How do we repeat the same crucial rituals for health, how do we get through the day without the boredom of same-old? Maybe the choice is not binary: Either I grit my teeth and bear the here-we-go-again ho-hum or I give up fill-in-the-blank. Either read the same old paper or ditch the news. Maybe the response to the question of how to avoid life’s certain burnout (is it certain?) has something to do with flavoring, with life-spice. Hike the hills on city streets. Call a high school pal. Go to a new bookstore. Change the TV channel; watch the sunset instead, or dust off the board games.

Here’s a binary choice: Write the same thoughts and feelings yet again in the same journal with the same pen at the same desk for the same 20 minutes at 9:30 a.m. daily or stop writing.

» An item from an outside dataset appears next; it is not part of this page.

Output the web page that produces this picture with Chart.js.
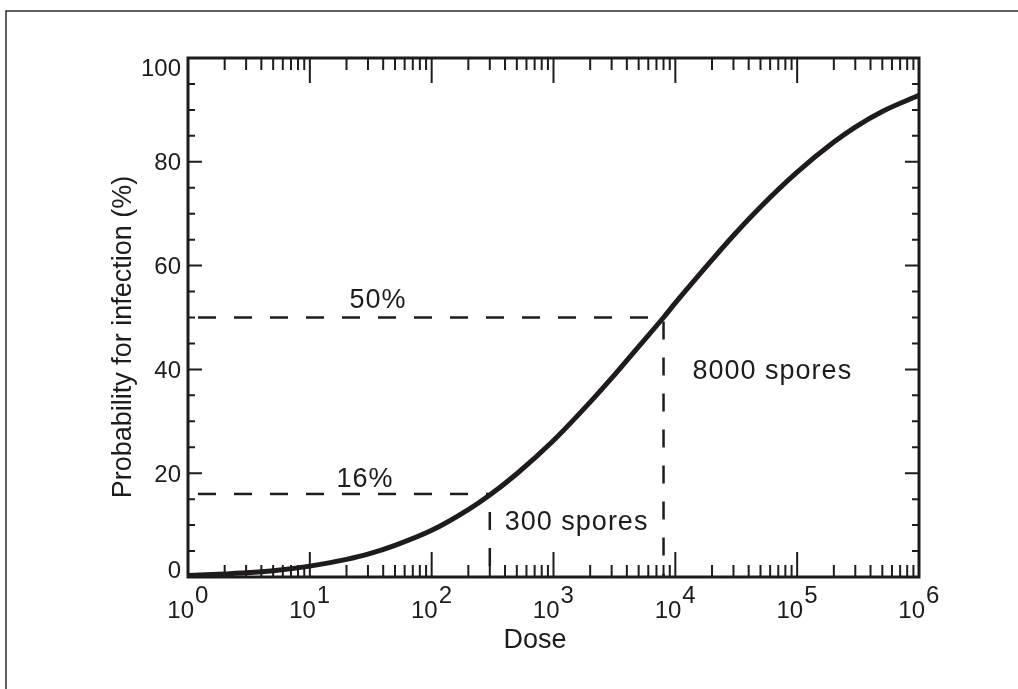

Here’s a flavor-enhanced recipe: Sprinkle in brightly colored pens, mix in sparkly journals, let the writing simmer less or more at dawn or dusk, write laying down and outside, or take a writing class. Or, to escape same-old, take another kind of class. Can we risk adding a pinch of, you know, a little something?

Maybe the antidote to same-old is to shake life up, freshen routines, stir things around. As my son says, “You can’t leave your bland, stale life, but you can sweeten it … Mother.”

Wisdom from a pastry chef.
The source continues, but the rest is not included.